Looking at changes in cemetery operations means looking at the way the entire funeral business has changed, Szabelski said.

Now, most deaths do not take place at home, and the preparation of the body for burial and the vigil is most often done at a funeral home — so called because it took on functions that used to be performed at home. Wakes have shrunk from two days to one to, in many cases, the morning before the funeral, and, in some families, the children of the deceased are not opting for Catholic funerals at all.

Where Catholic cemeteries once did about 22,000 burials a year, it now does about 16,000, Szabelski said.

Szabelski said some of the changes can make it harder for families. Cutting the length of the vigil and squeezing the rites into as short a time as possible makes it harder for families to accept the reality of the death, he said.

“People don’t have a chance to take a deep breath and say, ‘Mom’s really dead,’” he said.
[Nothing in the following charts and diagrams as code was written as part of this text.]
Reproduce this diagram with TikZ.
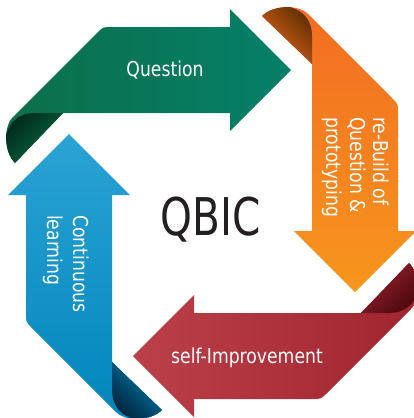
\documentclass[tikz,border=0pt]{standalone}
\usepackage{fontspec}
\newfontfamily\labfont[FakeStretch=0.84]{DejaVu Sans}
\newfontfamily\qbicfont[FakeStretch=0.78]{DejaVu Sans}
\definecolor{gL}{HTML}{0B6F47}
\definecolor{gR}{HTML}{057F6A}
\definecolor{gD}{HTML}{00291A}
\definecolor{oT}{HTML}{F26C22}
\definecolor{oB}{HTML}{F7961D}
\definecolor{oD}{HTML}{5E2E00}
\definecolor{rL}{HTML}{BC404A}
\definecolor{rR}{HTML}{A0242E}
\definecolor{rD}{HTML}{4A080E}
\definecolor{bT}{HTML}{2BA3D4}
\definecolor{bB}{HTML}{0085BC}
\definecolor{bD}{HTML}{00243A}
\definecolor{qb}{HTML}{231F20}
\def\mainpath{(63,113) -- (15,163) .. controls (4,152) and (3,127) .. (13,117) -- (97,33) .. controls (103,27) .. (111,27) -- (230,27) -- (230,9) -- (291,70) -- (230,131) -- (230,113) -- cycle}
\def\foldpath{(63,113) -- (35,113) .. controls (20,113) and (10,121) .. (6,135) -- (2,170) -- (15,163) -- cycle}
\newcommand{\ribbon}[3]{%
  \begin{scope}[rotate around={#1:(212,213)}]
    \shade[#2] \mainpath;
    \begin{scope}
      \clip \mainpath;
      \shade[#3] \foldpath;
    \end{scope}
  \end{scope}}
\tikzset{lab/.style={text=white, inner sep=0pt, font=\labfont\fontsize{20.5}{24}\selectfont}}
\begin{document}
\begin{tikzpicture}[x=1pt, y=-1pt]
\useasboundingbox (0,0) rectangle (413,418);
\fill[white] (0,0) rectangle (413,418);
% green (top)
\ribbon{0}{left color=gL, right color=gR}{top color=gD, bottom color=gL, shading angle=45}
% orange (right)
\ribbon{-90}{top color=oT, bottom color=oB}{top color=oD, bottom color=oT, shading angle=-45}
% red (bottom)
\ribbon{-180}{left color=rL, right color=rR}{top color=rD, bottom color=rR, shading angle=-135}
% blue (left)
\ribbon{90}{top color=bT, bottom color=bB}{top color=bD, bottom color=bB, shading angle=135}
% labels
\node[lab, anchor=base] (q) at (165,76) {Question};
\node[lab, anchor=base west, rotate=-90] (o1) at (373,117) {re-Build of};
\node[lab, anchor=base west, rotate=-90] (o2) at (350,117) {Question \&};
\node[lab, anchor=base west, rotate=-90] (o3) at (326,117) {prototyping};
\node[lab, anchor=base] (s) at (247,363) {self-Improvement};
\node[lab, anchor=base west, rotate=-90] (c1) at (73,215) {Continuous};
\node[lab, anchor=base west, rotate=-90] (c2) at (47,215) {learning};
\node[anchor=base, text=qb, inner sep=0pt, font=\qbicfont\fontsize{52}{52}\selectfont] (qbic) at (210.5,235) {QBIC};
\end{tikzpicture}
\end{document}
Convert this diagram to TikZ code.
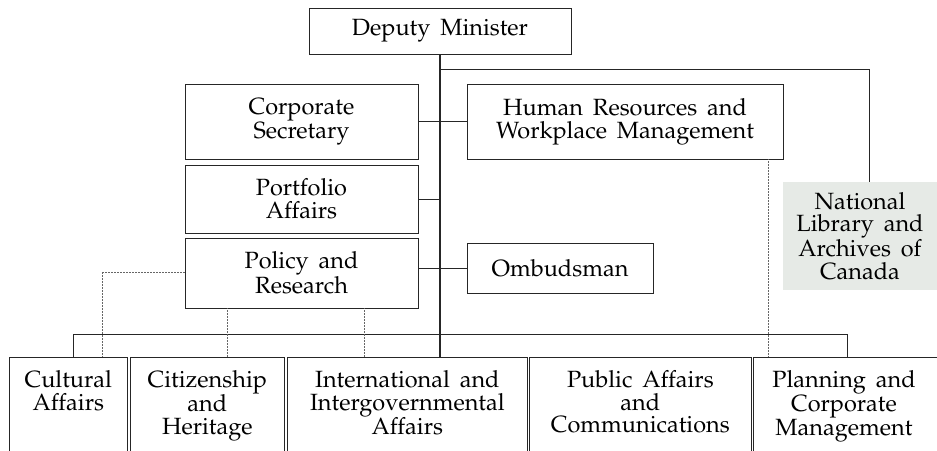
\documentclass[tikz,border=0pt]{standalone}
\usepackage[T1]{fontenc}
\usepackage{mathpazo}
\definecolor{nlacgrey}{RGB}{230,234,230}
\newcommand{\orgfont}{\fontencoding{T1}\fontfamily{ppl}\fontsize{23.5}{22.8}\selectfont\spaceskip=0.42em plus 0.1em minus 0.05em\relax}
\tikzset{
  orgbox/.style={draw=black!85, line width=0.7pt, rectangle, inner sep=0pt},
  boxtext/.style={align=center, inner sep=0pt, font=\orgfont},
  link/.style={draw=black!85, line width=0.7pt},
  trunk/.style={draw=black!85, line width=1.3pt},
  dotlink/.style={draw=black!60, line width=0.5pt, densely dotted}
}
\begin{document}
\begin{tikzpicture}[x=1pt,y=-1pt]
\clip (0,0) rectangle (937,450);
% top
\node[orgbox, minimum width=262pt, minimum height=46pt, boxtext] (dm) at (440,31) {Deputy Minister};
% left column
\node[orgbox, minimum width=233pt, minimum height=75pt, boxtext] (cs) at (301.5,121.5) {Corporate\\Secretary};
\node[orgbox, minimum width=233pt, minimum height=68pt, boxtext] (pa) at (301.5,199) {Portfolio\\Affairs};
\node[orgbox, minimum width=233pt, minimum height=70pt, boxtext] (pr) at (301.5,273) {Policy and\\Research};
% right column
\node[orgbox, minimum width=316pt, minimum height=75pt, boxtext] (hr) at (625,121.5) {Human Resources and\\Workplace Management};
\node[orgbox, minimum width=186pt, minimum height=50pt, boxtext] (om) at (560,268) {Ombudsman};
\node[fill=nlacgrey, rectangle, inner sep=0pt, minimum width=154pt, minimum height=108pt, boxtext] (nlac) at (860,236) {National\\Library and\\Archives of\\Canada};
% bottom boxes
\node[orgbox, minimum width=118pt, minimum height=110pt, anchor=north west] (cult) at (9,357) {};
\node[orgbox, minimum width=154pt, minimum height=110pt, anchor=north west] (cit) at (130,357) {};
\node[orgbox, minimum width=240pt, minimum height=110pt, anchor=north west] (intl) at (287,357) {};
\node[orgbox, minimum width=222pt, minimum height=110pt, anchor=north west] (pub) at (529,357) {};
\node[orgbox, minimum width=200pt, minimum height=110pt, anchor=north west] (plan) at (753,357) {};
\node[boxtext, anchor=north] (cultt) at ([yshift=-13pt]cult.north) {Cultural\\Affairs};
\node[boxtext, anchor=north] (citt) at ([yshift=-13pt]cit.north) {Citizenship\\and\\Heritage};
\node[boxtext, anchor=north] (intlt) at ([yshift=-13pt]intl.north) {International and\\Intergovernmental\\Affairs};
\node[boxtext, anchor=north] (pubt) at ([yshift=-13pt]pub.north) {Public Affairs\\and\\Communications};
\node[boxtext, anchor=north] (plant) at (844,370) {Planning and\\Corporate\\Management};
% coordinates
\coordinate (nlacA) at (440,69);
\coordinate (nlacB) at (869,69);
\coordinate (busL) at (73,334);
\coordinate (busR) at (847,334);
\coordinate (dotL) at (102,272);
\coordinate (dotC) at (227,308);
\coordinate (dotI) at (364,308);
\coordinate (dotH) at (768,159);
% connectors
\draw[trunk] (dm.south) -- (dm.south |- intl.north);
\draw[link] (nlacA) -- (nlacB) -- (nlacB |- nlac.north);
\draw[link] (cs.east) -- (hr.west);
\draw[link] (pa.east) -- (pa.east -| dm.south);
\draw[link] (pr.east |- om.west) -- (om.west);
\draw[link] (busL |- cult.north) -- (busL) -- (busR) -- (busR |- plan.north);
\draw[dotlink] (pr.west |- dotL) -- (dotL) -- (dotL |- cult.north);
\draw[dotlink] (dotC |- pr.south) -- (dotC |- cit.north);
\draw[dotlink] (dotI |- pr.south) -- (dotI |- intl.north);
\draw[dotlink] (dotH |- hr.south) -- (dotH |- plan.north);
\end{tikzpicture}
\end{document}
At the same time, following the Second Vatican Council, funeral vestments went from black to white and the emphasis of funeral liturgies went from mourning for the dead to the hope of resurrection. It was another step from that to the more secular “celebration of life” that some families choose to have.

A funeral “is not a time for a celebration of life,” said Szabelski. “We don’t like to talk about it, but it’s a time to pray for the soul of the deceased. Very few of us are saints, so we pray for God to greet the deceased.”

Considering cremation

While the church now sanctions cremation — as long as the cremated remains are properly disposed of by burial or entombment — many who choose cremation decide against that, whether to keep the loved one with them in some form, or to scatter them on a site they believe will be meaningful.

But that thinking has flaws, Szabelski said. He once heard a caller on a WGN radio show ask what would happen with the old infield dirt when the Cubs redid their field; the contractor, a guest on the show, said it would go to a landfill. The caller was upset because, he said, he had sprinkled his father’s ashes along the third-base line.

On the other hand, families who have a Catholic funeral and burial of cremated remains — something that now accounts for 18 percent of interments at Catholic Cemeteries of the Archdiocese of Chicago — also have more options, because there isn’t so much urgency to bury the body within a few days. The family could, for example, schedule a funeral weeks ahead of time, to allow far-flung loved ones to attend.

“What you see in the cemeteries of today is an expression of the faith of 2012,” Pollard said, noting that many families will buy two graves for the parents. Children expect to be buried elsewhere, or cremated with the remains placed in their parents’ graves.

At the same time, the monuments which have been erected by families — and which still are being erected — with their crosses, statues and angels provide an environment that is its own catechism in the faith.

“Cemeteries stand as a symbol of our faith, of the hope of resurrection,” Szabelski said.